Last week we heard the first suggestion that the youngest Dunbar daughter had previously previously given several conflicting accounts of the events of the September evening when she and her older sister Samantha say they saw Sligo teenager Melissa Mahon die at the hands of their father.  The same evening, both girls claim they helped him to dispose of the body at an isolated spot on the banks of the River Bonet in Sligo.

Their father, Ronnie Dunbar, also known as Ronald McManus, denies murdering 14-year-old Melissa or having anything to do with her death and the disposal of her body.  He also denies threatening to kill Samantha.

The girl agreed that she had given her most recent statement to gardai only a couple of weeks ago after the trial had started.  It was this account that she gave in her primary evidence, telling how she had come upstairs to find her father lying on top of Melissa.  She asked what he was doing, he replied “keeping her sweet”, to which Melissa, lying beneath him, giggled.

The girl told prosecuting counsel Isobel Kennedy that when her older sister Samantha came back from her Youthreach scheme about ten minutes later, she brought her upstairs to show her what was going on.  She said that her father and Melissa had changed position and were now lying side by side, her father lying behind Melissa with his forearm across her throat.  The girl said that her father told her and her sister to get out of the room.  He said he had had to kill Melissa because she had threatened to report him to gardai and had tried to kill him on a previous occasion.

She said he then got a tie out of the bedside cabinet and put it around Melissa’s neck then told her and her sister to hold an end each while he went to the bathroom.  When he came back, she said, he pressed a pillow over Melissa’s face before stuffing her head first into a sleeping bag he had sent Samantha downstairs to fetch.

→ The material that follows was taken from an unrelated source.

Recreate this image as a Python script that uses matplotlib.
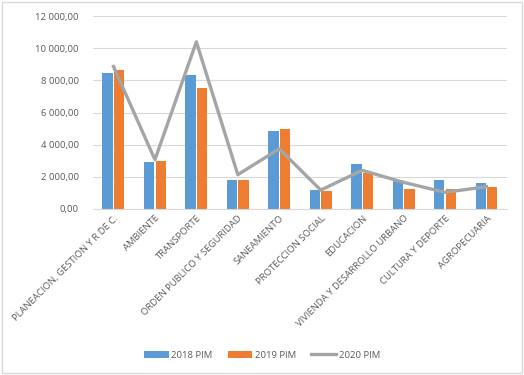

The girl said that when they arrived at the River Bonet to dump the body her father opened up the sleeping bag to remove the tie.  She said Melissa was purple all down one side.  Her father zipped back up the sleeping bag and tied the tie around the top, where Melissa’s feet where.  They then threw the sleeping bag and it’s contents into the River.

Months later, she told Ms Kennedy, she and her father made a late night visit to the River Bonet.  Her father had brought a blow up dingy and took her up and down the river for around an hour while he used a flashlight to search the banks, looking to see if the body had “risen”.  The girl estimated this nocturnal trip had taken place at around 3 am.

She agreed with defence counsel Brendan Grehan that she had given various different accounts but she stuck by the account she gave today.  She said that any differences between her account and Samantha’s were simply because they had perceived things differently even though Mr Grehan told her that they couldn’t both be right.

She agreed that she had phoned her aunt, the accused’s sister, while her sister was giving evidence but said that she had not said Samantha was telling a pack of lies.  She denied discussing the events with her sister but said she had been following the trial in the media.  That didn’t count though.  She suddenly sounded far older than her years when she told Mr Grehan  “As you know, newspapers add things in, take things out, mess them up.”

There was laughter in the courtroom as everyone looked towards the press.  It wasn’t the first time a broadside had been aimed in our direction and it certainly won’t be the last but all accounts of events as detailed as a court case must be edited in some way.  There’s frequently a large dose of cynicism aimed at press reports but it’s unusual to find it in one so young.

I wonder will she be reading accounts of her performance tomorrow morning before she takes the stand again tomorrow.  What’ll she think of our accounts of her own performance in the stand?